● **WHAT THIS TASK INVOLVES**:
Reproduce exactly, with no pictures, each line from the opening of the material down through the line containing "ax.patch.set_visible(False)".

● **INPUT**:
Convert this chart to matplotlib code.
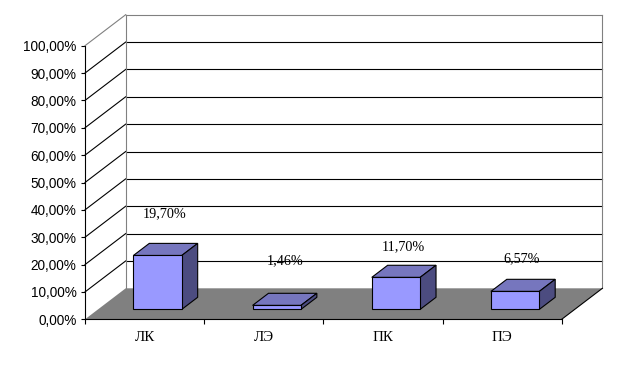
import matplotlib
matplotlib.use("Agg")
import matplotlib.pyplot as plt
from matplotlib.patches import Polygon
from matplotlib.ticker import FixedLocator, FuncFormatter

# ---- data ----
categories = ["ЛК", "ЛЭ", "ПК", "ПЭ"]
values = [0.197, 0.0146, 0.117, 0.0657]
value_labels = ["19,70%", "1,46%", "11,70%", "6,57%"]
y_ticks = [i / 10 for i in range(11)]

# ---- layout (pixels) ----
W, H = 621, 368
X_LEFT, X_RIGHT = 85, 561.7
Y_BOT, Y_TOP = 319.3, 45.7
DEPTH_PX = (40.7, 31.0)          # oblique depth offset (right, up)
label_offsets_px = [(-1, 36), (0, 38.5), (-1, 25), (-1, 27)]

fig = plt.figure(figsize=(W / 100, H / 100), dpi=100)
ax = fig.add_axes([X_LEFT / W, (H - Y_BOT) / H, (X_RIGHT - X_LEFT) / W, (Y_BOT - Y_TOP) / H])
n = len(categories)
ax.set_xlim(0, n)
ax.set_ylim(0, 1)
ax.patch.set_visible(False)

px_per_x = (X_RIGHT - X_LEFT) / n
px_per_y = (Y_BOT - Y_TOP)
ddx = DEPTH_PX[0] / px_per_x
ddy = DEPTH_PX[1] / px_per_y


def P(x, v, d):
    return (x + d * ddx, v + d * ddy)


GRAY = "#808080"
LW = 0.8

# back wall
wall = Polygon([P(0, 0, 1), P(n, 0, 1), P(n, 1, 1), P(0, 1, 1)], closed=True,
               facecolor="white", edgecolor="none", clip_on=False, zorder=1)
ax.add_patch(wall)
for t in y_ticks[1:-1]:
    xs, ys = zip(P(0, t, 1), P(n, t, 1))
    ax.plot(xs, ys, color="black", lw=LW, clip_on=False, zorder=2)
    xs, ys = zip(P(0, t, 0), P(0, t, 1))
    ax.plot(xs, ys, color="black", lw=LW, clip_on=False, zorder=2)
# wall borders (gray)
for a, b in [(P(0, 1, 0), P(0, 1, 1)), (P(0, 1, 1), P(n, 1, 1)),
             (P(n, 1, 1), P(n, 0, 1)), (P(0, 0, 1), P(0, 1, 1))]:
    xs, ys = zip(a, b)
    ax.plot(xs, ys, color=GRAY, lw=LW, clip_on=False, zorder=2)

# floor
floor = Polygon([P(0, 0, 0), P(n, 0, 0), P(n, 0, 1), P(0, 0, 1)], closed=True,
                facecolor=GRAY, edgecolor="none", clip_on=False, zorder=3)
ax.add_patch(floor)
xs, ys = zip(P(n, 0, 0), P(n, 0, 1))
ax.plot(xs, ys, color="black", lw=LW, clip_on=False, zorder=3)

# bars
BW = 0.406
D0, D1 = 0.32, 0.71
FRONT, TOP, SIDE = "#9999FF", "#7676BE", "#4C4C80"
for i, v in enumerate(values):
    x0 = i + 0.5 - BW / 2
    x1 = i + 0.5 + BW / 2
    top = [P(x0, v, D0), P(x1, v, D0), P(x1, v, D1), P(x0, v, D1)]
    side = [P(x1, 0, D0), P(x1, 0, D1), P(x1, v, D1), P(x1, v, D0)]
    front = [P(x0, 0, D0), P(x1, 0, D0), P(x1, v, D0), P(x0, v, D0)]
    for pts, c in [(top, TOP), (side, SIDE), (front, FRONT)]:
        ax.add_patch(Polygon(pts, closed=True, facecolor=c, edgecolor="black",
                             lw=LW, clip_on=False, zorder=4, joinstyle="miter"))
    cx, cy = P(i + 0.5, v, (D0 + D1) / 2)
    ox, oy = label_offsets_px[i]
    ax.annotate(value_labels[i], (cx, cy), xytext=(ox * 0.72, oy * 0.72),
                textcoords="offset points", ha="center", va="center",
                fontsize=10.2, family="Liberation Serif", zorder=6,
                annotation_clip=False)

# axes
for s in ["top", "right"]:
    ax.spines[s].set_visible(False)
for s in ["left", "bottom"]:
    ax.spines[s].set_linewidth(LW)
    ax.spines[s].set_zorder(5)

ax.yaxis.set_major_locator(FixedLocator(y_ticks))
ax.yaxis.set_major_formatter(FuncFormatter(lambda v, p: f"{v * 100:.2f}%".replace(".", ",")))
ax.tick_params(axis="y", direction="out", length=3, width=LW, pad=3,
               labelsize=9.8)
for lab in ax.get_yticklabels():
    lab.set_family("Liberation Sans")

ax.xaxis.set_major_locator(FixedLocator(list(range(n + 1))))
ax.xaxis.set_major_formatter(FuncFormatter(lambda v, p: ""))
ax.xaxis.set_minor_locator(FixedLocator([i + 0.5 for i in range(n)]))
ax.set_xticklabels(categories, minor=True)
ax.tick_params(axis="x", which="major", direction="out", length=3.5, width=LW)
ax.tick_params(axis="x", which="minor", length=0, pad=8.5, labelsize=10.8)
for lab in ax.get_xticklabels(minor=True):
    lab.set_family("Liberation Serif")

fig.savefig("out.png", dpi=100)
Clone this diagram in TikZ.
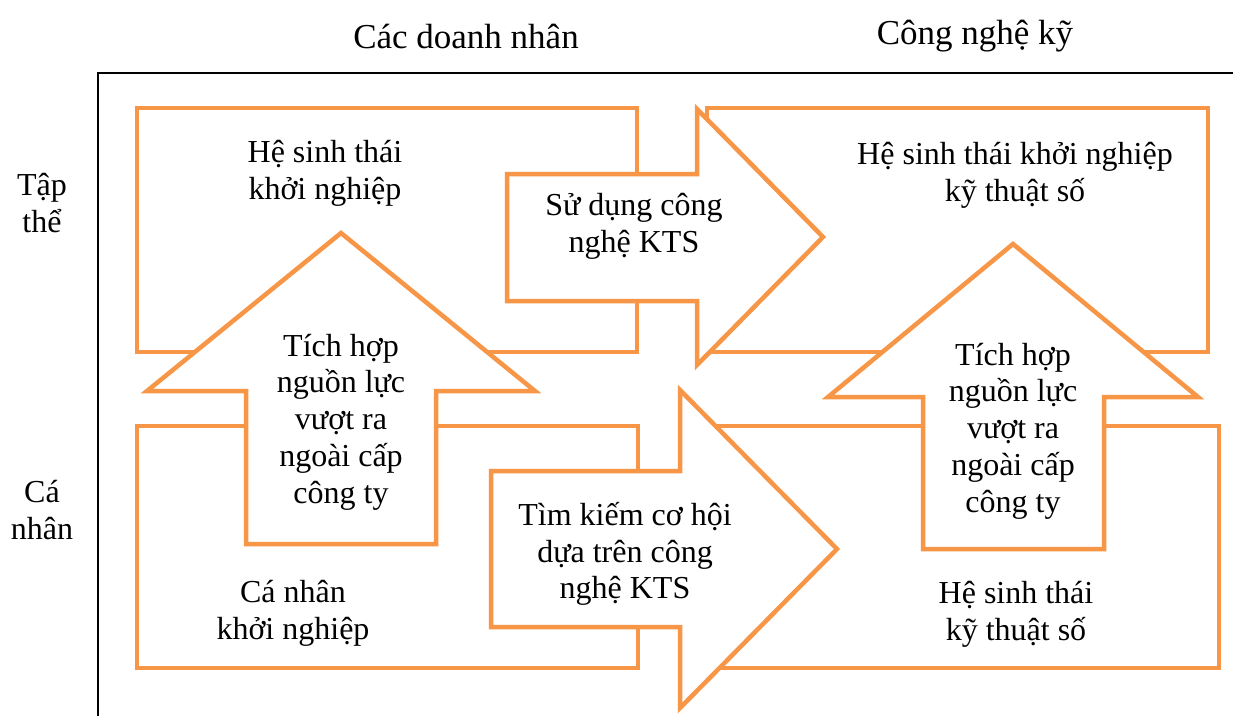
\documentclass[tikz,border=0pt]{standalone}
\usepackage{fontspec}
\setmainfont{Liberation Serif}
\definecolor{accent}{HTML}{F79646}
\begin{document}
\begin{tikzpicture}[x=1pt,y=-1pt,
  panel/.style={draw=accent, line width=4.5pt, fill=white, inner sep=0pt},
  bigarrow/.style={draw=accent, line width=4.5pt, fill=white, line join=miter},
  txt/.style={font=\fontsize{32}{36.8}\selectfont, align=center, inner sep=0pt},
  head/.style={font=\fontsize{35}{40}\selectfont, align=center, inner sep=0pt},
  axisline/.style={line width=2.5pt}]
\useasboundingbox (0,0) rectangle (1233,716);

% axes
\coordinate (ax0) at (98,716);
\coordinate (axc) at (98,73);
\coordinate (ax1) at (1233,73);
\draw[axisline] (ax0) -- (axc) -- (ax1);

% four quadrant panels
\node[panel, minimum width=500pt, minimum height=244pt] (tl) at (387,230) {};
\node[panel, minimum width=501pt, minimum height=244pt] (tr) at (957.5,230) {};
\node[panel, minimum width=501pt, minimum height=242pt] (bl) at (387.5,547) {};
\node[panel, minimum width=512pt, minimum height=242pt] (br) at (963,547) {};

% block arrows
\draw[bigarrow] (507,174) -- (697,174) -- (697,109) -- (823,237) -- (697,365) -- (697,301) -- (507,301) -- cycle;
\draw[bigarrow] (491,471) -- (680,471) -- (680,390) -- (837,549) -- (680,708) -- (680,627) -- (491,627) -- cycle;
\draw[bigarrow] (246,544) -- (246,391) -- (147,391) -- (341,233) -- (535,391) -- (436,391) -- (436,544) -- cycle;
\draw[bigarrow] (923,549) -- (923,397) -- (828,397) -- (1013,244) -- (1198,397) -- (1104,397) -- (1104,549) -- cycle;

% panel texts
\node[txt] (tlt) at (325,173) {Hệ sinh thái\\khởi nghiệp};
\node[txt] (trt) at (1015,175) {Hệ sinh thái khởi nghiệp\\kỹ thuật số};
\node[txt] (blt) at (293,613) {Cá nhân\\khởi nghiệp};
\node[txt] (brt) at (1016,614) {Hệ sinh thái\\kỹ thuật số};

% arrow texts
\node[txt] (tat) at (634,226) {Sử dụng công\\nghệ KTS};
\node[txt] (bat) at (625,554) {Tìm kiếm cơ hội\\dựa trên công\\nghệ KTS};
\node[txt] (lut) at (341,422) {Tích hợp\\nguồn lực\\vượt ra\\ngoài cấp\\công ty};
\node[txt] (rut) at (1013,431) {Tích hợp\\nguồn lực\\vượt ra\\ngoài cấp\\công ty};

% axis labels
\node[head] (c1) at (466,36) {Các doanh nhân};
\node[head] (c2) at (975,36) {Công nghệ kỹ};
\node[txt] (r1) at (42,203) {Tập\\thể};
\node[txt] (r2) at (42,510) {Cá\\nhân};
\end{tikzpicture}
\end{document}
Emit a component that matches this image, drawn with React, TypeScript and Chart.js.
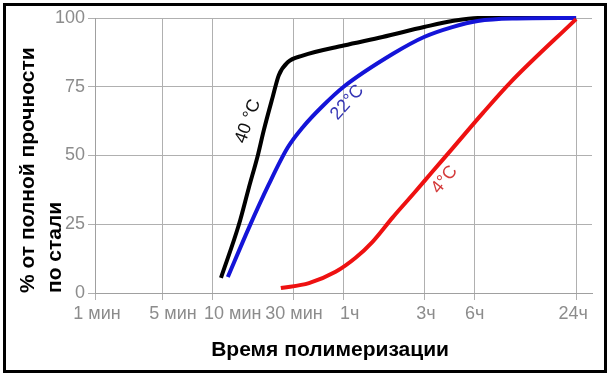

● **CORRECT RESPONSE**:
Convert this chart to matplotlib code.
import matplotlib
matplotlib.use("Agg")
import matplotlib.pyplot as plt
from matplotlib.patches import Polygon
from matplotlib.ticker import FixedLocator, FuncFormatter

# ---- data ----
categories = ["ЛК", "ЛЭ", "ПК", "ПЭ"]
values = [0.197, 0.0146, 0.117, 0.0657]
value_labels = ["19,70%", "1,46%", "11,70%", "6,57%"]
y_ticks = [i / 10 for i in range(11)]

# ---- layout (pixels) ----
W, H = 621, 368
X_LEFT, X_RIGHT = 85, 561.7
Y_BOT, Y_TOP = 319.3, 45.7
DEPTH_PX = (40.7, 31.0)          # oblique depth offset (right, up)
label_offsets_px = [(-1, 36), (0, 38.5), (-1, 25), (-1, 27)]

fig = plt.figure(figsize=(W / 100, H / 100), dpi=100)
ax = fig.add_axes([X_LEFT / W, (H - Y_BOT) / H, (X_RIGHT - X_LEFT) / W, (Y_BOT - Y_TOP) / H])
n = len(categories)
ax.set_xlim(0, n)
ax.set_ylim(0, 1)
ax.patch.set_visible(False)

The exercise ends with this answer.